- _Written exercise_: Give the number of lines containing the word "file" and nothing more.
____ Task material
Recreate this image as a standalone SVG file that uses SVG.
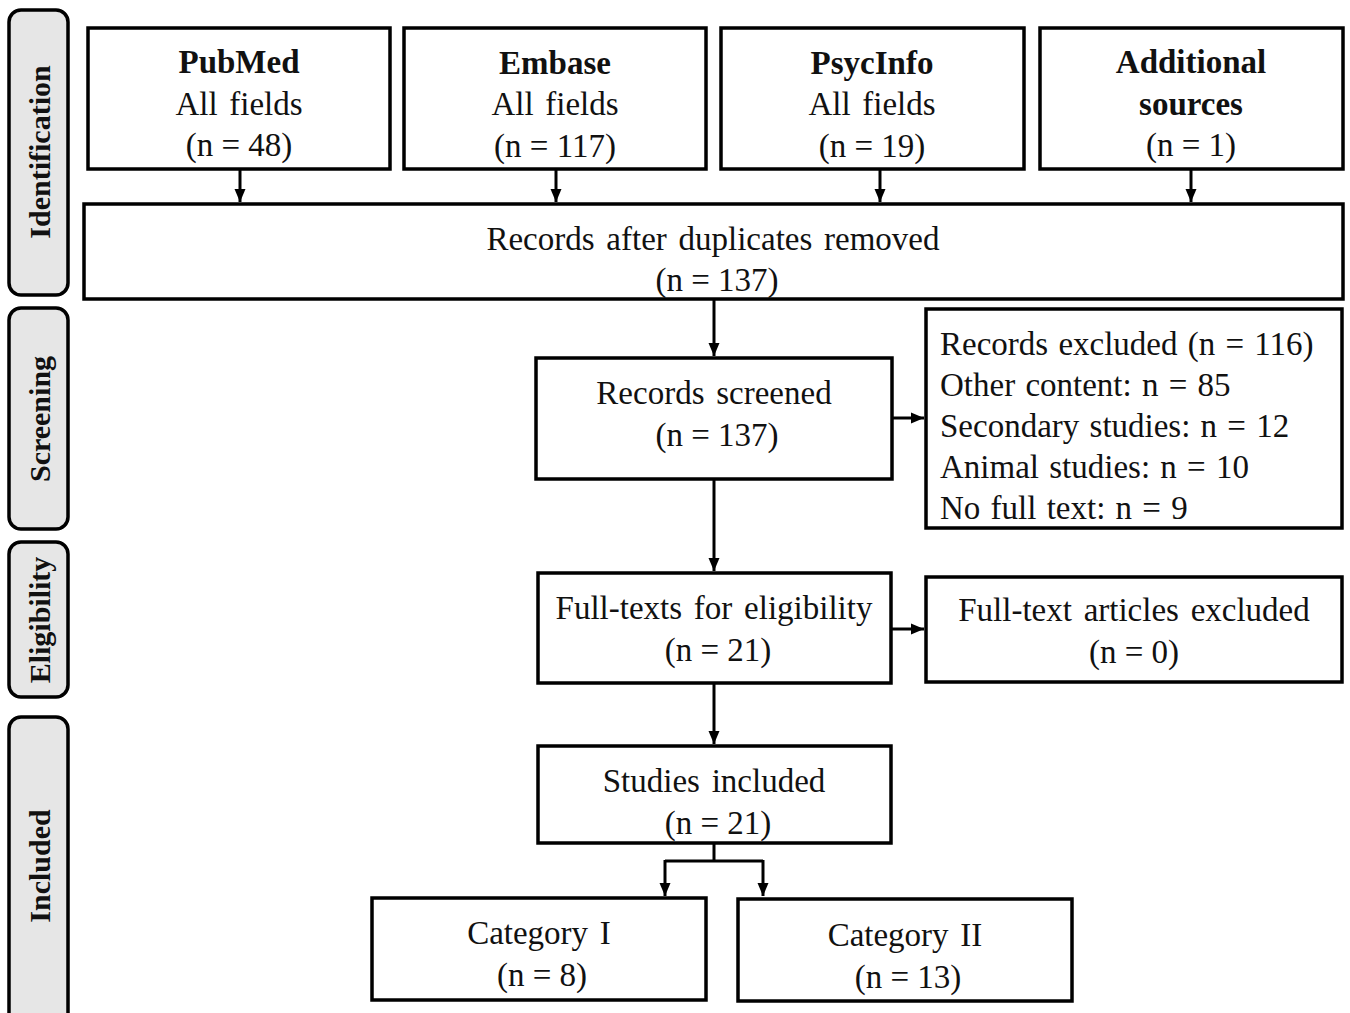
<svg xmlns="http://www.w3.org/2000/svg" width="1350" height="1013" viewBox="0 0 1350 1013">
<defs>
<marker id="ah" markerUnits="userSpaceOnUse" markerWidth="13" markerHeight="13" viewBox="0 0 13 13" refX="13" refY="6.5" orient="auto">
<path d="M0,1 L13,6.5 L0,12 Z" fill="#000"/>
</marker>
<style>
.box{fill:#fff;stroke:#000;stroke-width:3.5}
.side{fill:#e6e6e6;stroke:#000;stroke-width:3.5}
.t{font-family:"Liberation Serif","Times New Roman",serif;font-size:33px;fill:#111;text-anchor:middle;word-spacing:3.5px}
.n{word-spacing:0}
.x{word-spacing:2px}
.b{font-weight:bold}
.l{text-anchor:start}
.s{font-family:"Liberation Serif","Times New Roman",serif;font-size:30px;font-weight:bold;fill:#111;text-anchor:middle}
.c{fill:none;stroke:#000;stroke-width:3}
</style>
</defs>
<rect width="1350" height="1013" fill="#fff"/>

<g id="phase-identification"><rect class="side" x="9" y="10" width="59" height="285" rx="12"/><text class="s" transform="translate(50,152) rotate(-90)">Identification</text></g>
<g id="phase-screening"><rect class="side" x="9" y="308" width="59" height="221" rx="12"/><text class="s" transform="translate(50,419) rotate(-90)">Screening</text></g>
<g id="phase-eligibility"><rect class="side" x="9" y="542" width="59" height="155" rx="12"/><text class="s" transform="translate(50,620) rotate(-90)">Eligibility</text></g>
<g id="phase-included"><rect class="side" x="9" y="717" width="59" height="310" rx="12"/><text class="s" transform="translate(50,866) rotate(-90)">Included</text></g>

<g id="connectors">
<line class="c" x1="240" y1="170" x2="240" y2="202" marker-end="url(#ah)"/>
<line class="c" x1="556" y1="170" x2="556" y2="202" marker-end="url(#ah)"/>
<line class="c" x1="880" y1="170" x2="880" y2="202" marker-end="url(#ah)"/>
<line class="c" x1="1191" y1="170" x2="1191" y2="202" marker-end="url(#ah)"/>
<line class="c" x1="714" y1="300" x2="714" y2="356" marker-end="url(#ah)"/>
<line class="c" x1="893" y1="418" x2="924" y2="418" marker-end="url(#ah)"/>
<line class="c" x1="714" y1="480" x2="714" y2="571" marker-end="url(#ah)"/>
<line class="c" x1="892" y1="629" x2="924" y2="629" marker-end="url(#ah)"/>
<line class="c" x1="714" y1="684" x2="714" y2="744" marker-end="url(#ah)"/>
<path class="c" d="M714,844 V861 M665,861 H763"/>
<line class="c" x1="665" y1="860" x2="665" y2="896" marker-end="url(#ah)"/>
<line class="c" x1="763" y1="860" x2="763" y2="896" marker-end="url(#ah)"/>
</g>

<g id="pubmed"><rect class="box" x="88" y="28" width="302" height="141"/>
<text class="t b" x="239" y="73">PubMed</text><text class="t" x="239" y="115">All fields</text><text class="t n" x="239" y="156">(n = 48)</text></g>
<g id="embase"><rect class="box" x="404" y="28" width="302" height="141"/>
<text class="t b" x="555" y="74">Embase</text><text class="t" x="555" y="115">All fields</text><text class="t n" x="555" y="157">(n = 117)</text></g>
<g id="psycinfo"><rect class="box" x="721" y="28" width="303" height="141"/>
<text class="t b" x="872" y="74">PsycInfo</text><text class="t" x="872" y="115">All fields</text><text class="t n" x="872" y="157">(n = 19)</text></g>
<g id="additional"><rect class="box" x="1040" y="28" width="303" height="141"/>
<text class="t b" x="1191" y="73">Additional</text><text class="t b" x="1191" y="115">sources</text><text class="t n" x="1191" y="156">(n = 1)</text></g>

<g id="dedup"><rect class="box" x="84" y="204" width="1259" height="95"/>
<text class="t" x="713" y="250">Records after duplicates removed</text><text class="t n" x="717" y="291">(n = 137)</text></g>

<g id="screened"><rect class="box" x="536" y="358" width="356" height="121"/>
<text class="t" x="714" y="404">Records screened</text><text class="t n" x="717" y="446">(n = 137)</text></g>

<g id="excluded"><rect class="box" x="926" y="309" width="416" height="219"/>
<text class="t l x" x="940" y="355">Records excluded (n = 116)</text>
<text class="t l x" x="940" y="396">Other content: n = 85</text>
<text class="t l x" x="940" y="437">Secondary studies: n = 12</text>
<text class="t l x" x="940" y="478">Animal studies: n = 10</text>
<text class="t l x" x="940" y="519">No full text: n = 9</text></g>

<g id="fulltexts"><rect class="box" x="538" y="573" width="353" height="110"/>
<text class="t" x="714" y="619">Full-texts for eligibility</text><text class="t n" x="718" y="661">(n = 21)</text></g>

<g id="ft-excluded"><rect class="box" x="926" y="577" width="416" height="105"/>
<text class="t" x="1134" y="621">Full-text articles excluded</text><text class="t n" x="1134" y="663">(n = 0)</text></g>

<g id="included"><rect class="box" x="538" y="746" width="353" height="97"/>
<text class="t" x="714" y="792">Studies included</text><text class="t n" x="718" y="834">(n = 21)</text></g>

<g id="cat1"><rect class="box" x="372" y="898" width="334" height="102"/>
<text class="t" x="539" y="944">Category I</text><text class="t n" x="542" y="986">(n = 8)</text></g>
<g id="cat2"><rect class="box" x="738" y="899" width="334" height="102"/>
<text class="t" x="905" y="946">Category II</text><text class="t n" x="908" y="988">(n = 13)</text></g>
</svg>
________
____ Task material
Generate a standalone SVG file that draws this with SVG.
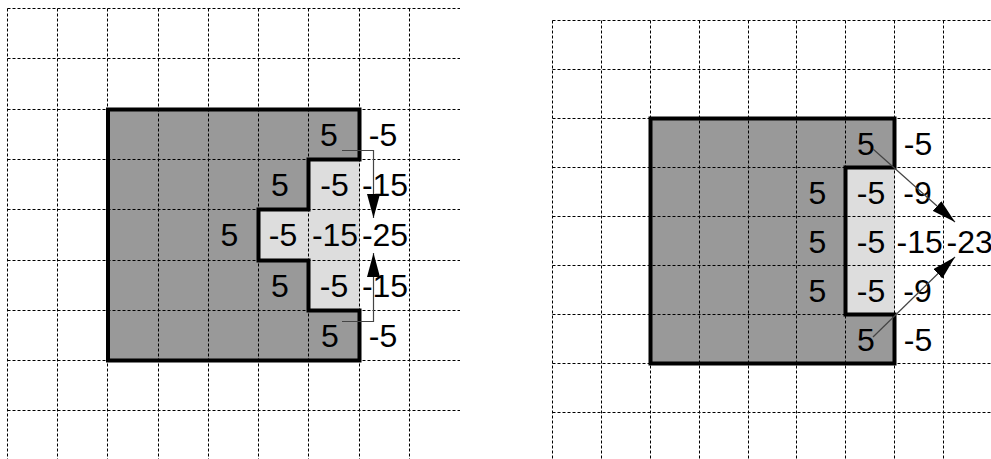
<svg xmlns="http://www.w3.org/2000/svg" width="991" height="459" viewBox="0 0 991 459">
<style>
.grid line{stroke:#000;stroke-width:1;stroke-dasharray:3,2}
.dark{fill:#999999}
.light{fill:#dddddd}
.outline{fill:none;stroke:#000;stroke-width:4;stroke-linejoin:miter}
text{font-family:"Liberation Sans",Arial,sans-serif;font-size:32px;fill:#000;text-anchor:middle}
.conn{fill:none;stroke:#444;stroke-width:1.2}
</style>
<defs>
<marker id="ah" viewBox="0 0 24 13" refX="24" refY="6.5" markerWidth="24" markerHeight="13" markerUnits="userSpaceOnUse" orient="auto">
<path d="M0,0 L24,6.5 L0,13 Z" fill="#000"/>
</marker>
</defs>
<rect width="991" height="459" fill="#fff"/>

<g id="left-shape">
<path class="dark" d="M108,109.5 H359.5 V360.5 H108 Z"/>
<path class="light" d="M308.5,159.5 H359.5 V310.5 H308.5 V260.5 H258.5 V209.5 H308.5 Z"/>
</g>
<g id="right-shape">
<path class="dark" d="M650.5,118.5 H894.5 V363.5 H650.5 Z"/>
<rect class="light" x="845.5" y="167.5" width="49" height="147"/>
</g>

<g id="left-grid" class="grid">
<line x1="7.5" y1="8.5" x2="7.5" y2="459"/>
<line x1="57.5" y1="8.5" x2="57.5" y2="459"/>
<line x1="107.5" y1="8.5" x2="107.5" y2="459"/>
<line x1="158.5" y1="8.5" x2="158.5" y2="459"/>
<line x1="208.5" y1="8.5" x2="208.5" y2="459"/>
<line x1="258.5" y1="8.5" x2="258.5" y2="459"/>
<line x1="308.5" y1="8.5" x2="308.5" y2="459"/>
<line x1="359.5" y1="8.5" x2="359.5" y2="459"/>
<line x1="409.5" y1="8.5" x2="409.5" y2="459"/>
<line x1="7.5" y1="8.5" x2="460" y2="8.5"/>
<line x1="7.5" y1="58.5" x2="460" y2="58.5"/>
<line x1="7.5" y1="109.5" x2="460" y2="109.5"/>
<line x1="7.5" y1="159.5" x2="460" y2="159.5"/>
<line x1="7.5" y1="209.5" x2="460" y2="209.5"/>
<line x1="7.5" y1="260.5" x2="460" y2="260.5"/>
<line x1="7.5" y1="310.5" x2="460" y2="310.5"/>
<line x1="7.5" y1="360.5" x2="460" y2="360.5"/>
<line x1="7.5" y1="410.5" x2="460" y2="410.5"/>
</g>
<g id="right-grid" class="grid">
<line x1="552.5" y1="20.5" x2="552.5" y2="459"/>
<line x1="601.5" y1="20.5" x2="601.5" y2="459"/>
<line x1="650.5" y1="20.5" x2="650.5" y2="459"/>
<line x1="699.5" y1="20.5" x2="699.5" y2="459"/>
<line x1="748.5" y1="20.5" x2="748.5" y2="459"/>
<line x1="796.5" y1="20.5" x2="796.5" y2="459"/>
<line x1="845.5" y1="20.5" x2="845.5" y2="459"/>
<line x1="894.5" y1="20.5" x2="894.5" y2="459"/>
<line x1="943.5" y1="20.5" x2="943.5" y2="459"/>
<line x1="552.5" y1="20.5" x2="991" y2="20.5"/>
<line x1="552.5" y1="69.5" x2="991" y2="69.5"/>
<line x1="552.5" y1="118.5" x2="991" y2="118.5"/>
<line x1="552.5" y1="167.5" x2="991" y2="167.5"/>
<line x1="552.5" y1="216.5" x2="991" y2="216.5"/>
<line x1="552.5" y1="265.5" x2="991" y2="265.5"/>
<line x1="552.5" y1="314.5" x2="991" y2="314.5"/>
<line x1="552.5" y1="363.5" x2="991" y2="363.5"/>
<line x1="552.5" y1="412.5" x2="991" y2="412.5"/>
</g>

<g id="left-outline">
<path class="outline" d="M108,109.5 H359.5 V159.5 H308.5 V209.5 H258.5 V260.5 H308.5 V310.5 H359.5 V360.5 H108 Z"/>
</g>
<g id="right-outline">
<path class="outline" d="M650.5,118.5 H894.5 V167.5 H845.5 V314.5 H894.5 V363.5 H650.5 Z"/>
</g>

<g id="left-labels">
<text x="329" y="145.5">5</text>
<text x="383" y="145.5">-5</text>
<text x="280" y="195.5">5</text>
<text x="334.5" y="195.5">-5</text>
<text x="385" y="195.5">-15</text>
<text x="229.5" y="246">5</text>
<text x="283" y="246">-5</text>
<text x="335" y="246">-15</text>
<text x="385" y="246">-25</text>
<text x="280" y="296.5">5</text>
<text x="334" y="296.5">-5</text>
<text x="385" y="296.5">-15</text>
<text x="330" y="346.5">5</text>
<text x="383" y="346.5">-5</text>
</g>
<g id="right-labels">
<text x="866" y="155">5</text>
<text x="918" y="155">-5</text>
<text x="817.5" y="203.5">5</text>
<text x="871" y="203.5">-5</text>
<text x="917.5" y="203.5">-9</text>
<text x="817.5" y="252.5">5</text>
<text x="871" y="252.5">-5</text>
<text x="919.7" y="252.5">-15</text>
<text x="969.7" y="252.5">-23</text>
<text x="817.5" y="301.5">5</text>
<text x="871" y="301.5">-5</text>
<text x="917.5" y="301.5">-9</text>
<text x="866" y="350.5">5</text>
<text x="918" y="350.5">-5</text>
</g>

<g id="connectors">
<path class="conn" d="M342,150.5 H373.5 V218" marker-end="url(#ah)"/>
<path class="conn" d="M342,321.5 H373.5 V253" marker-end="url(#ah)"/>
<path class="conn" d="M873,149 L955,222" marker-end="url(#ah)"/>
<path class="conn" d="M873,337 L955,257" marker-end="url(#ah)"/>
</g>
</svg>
________
- _Written solution_: 2